NASA’s newest, more technologically advanced radiometer instrument detects microwave energy from space, allowing scientists to study how much water is in the Earth's soil.

NASA's Soil Moisture Active Passive (SMAP) mission will produce high-resolution global maps of soil moisture to track water availability around our planet and guide policy decisions.
Image Credit: NASA/JPL-Caltech

Soil moisture is an important measurement for weather forecasting, drought and flood predictions, and agriculture. All types of soil emit microwave radiation, but the amount of water changes how much of the energy is emitted. The drier the soil, the more microwave energy; the wetter the soil, the less energy. Radiometers measure the radiation, and scientists use the data to calculate water content.

The new radiometer launches into orbit aboard the Soil Moisture Active Passive (SMAP) satellite. SMAP carries two instruments to measure how much water is in the soil. In addition to the radiometer, which detects naturally emitted energy, a microwave radar will send a signal to the ground that will bounce back to the satellite with information after it encounters and interacts with the soil. To collect signals from the surface for both the radiometer and radar, SMAP has a 20-foot-wide mesh antenna that rotates 14 times per minute – the largest such spinning antenna in space. A receiver then interprets both sets of signals.
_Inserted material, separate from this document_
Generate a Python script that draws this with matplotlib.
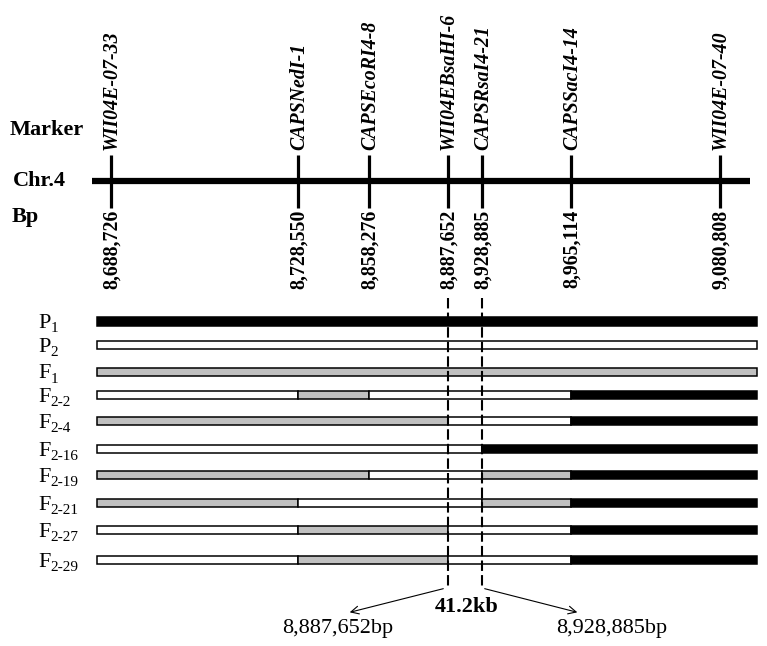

The two instruments complement each other: the radiometer provides an accurate measurement of a large block of land, while the radar provides finer detail of the soil moisture in smaller parcels.

"Combine the two together, use the best of both, and you come up with a pretty accurate soil moisture product at a spatial resolution of 6 miles," said Peggy O’Neill, SMAP deputy project scientist.

Source 

Also: Learn about the Soil Moisture Active Passive (SMAP) mission.



Transcript

00:00:00 Astronomers use radio telescopes to study distant stars and galaxies. They use a band of microwave frequencies reserved for scientists studying the heavens and the earth. By international treaty there are no transmissions allowed in this band, so I can't set up a television transmitter, say, and operate here. It's dedicated, set aside, for what we call "passive use," or in this case the microwave radiometer listening to the natural signals from the Earth. NASA is using this band to study the water content of soil for its Earth-observing SMAP mission, which stands for "Soil Moisture Active Passive."

00:00:41 The "active passive" part really refers to the instrument, so the active portion is a microwave radar, and the passive portion is a microwave radiometer that we built here at Goddard Space Flight Center. Every molecule naturally gives off or absrobs microwave energy to maintain a balance with its surroundings. The amount given off by the soil depend on its temperature and its water content. The molecules in the soil with the water, they're bouncing around off of each other and emitting microwaves. The dry soil lets out a lot of these microwaves and the wetter soil lets out fewer of these microwaves. The challenge is that the neighboring bands

00:01:21 have radars and communications systems and those transmissions can unintentionally leak into our spectrum. So we had to develop dedicated technology for SMAP to try to separate out the natural signals from the earth and the human-made signals that we don't want. The signals that we want the SMAP radiometer to listen to, they vary slowly in time. they are very broadband. And in fact what they are is, it sounds like - if you were to hook up a radio receiver and listen to it yourself, it would sound like noise, it would sound like static.

00:02:01 So we look for signals that don't look like static and that's what we want to throw away and keep the static for ourselves. So the team here at Goddard developed specialized hardare and software. It separates out the signals that the radiometer receives in time and frequency and for every spot on the ground, looks for outliers and if it sees those, it just removes them from the measurement. Throws away the bad, keeps the good, and produces the data to give us good measurements of soil moisture here today to allow us to improve weather forecasting, drought and flood predictions, and forecast crop yields better.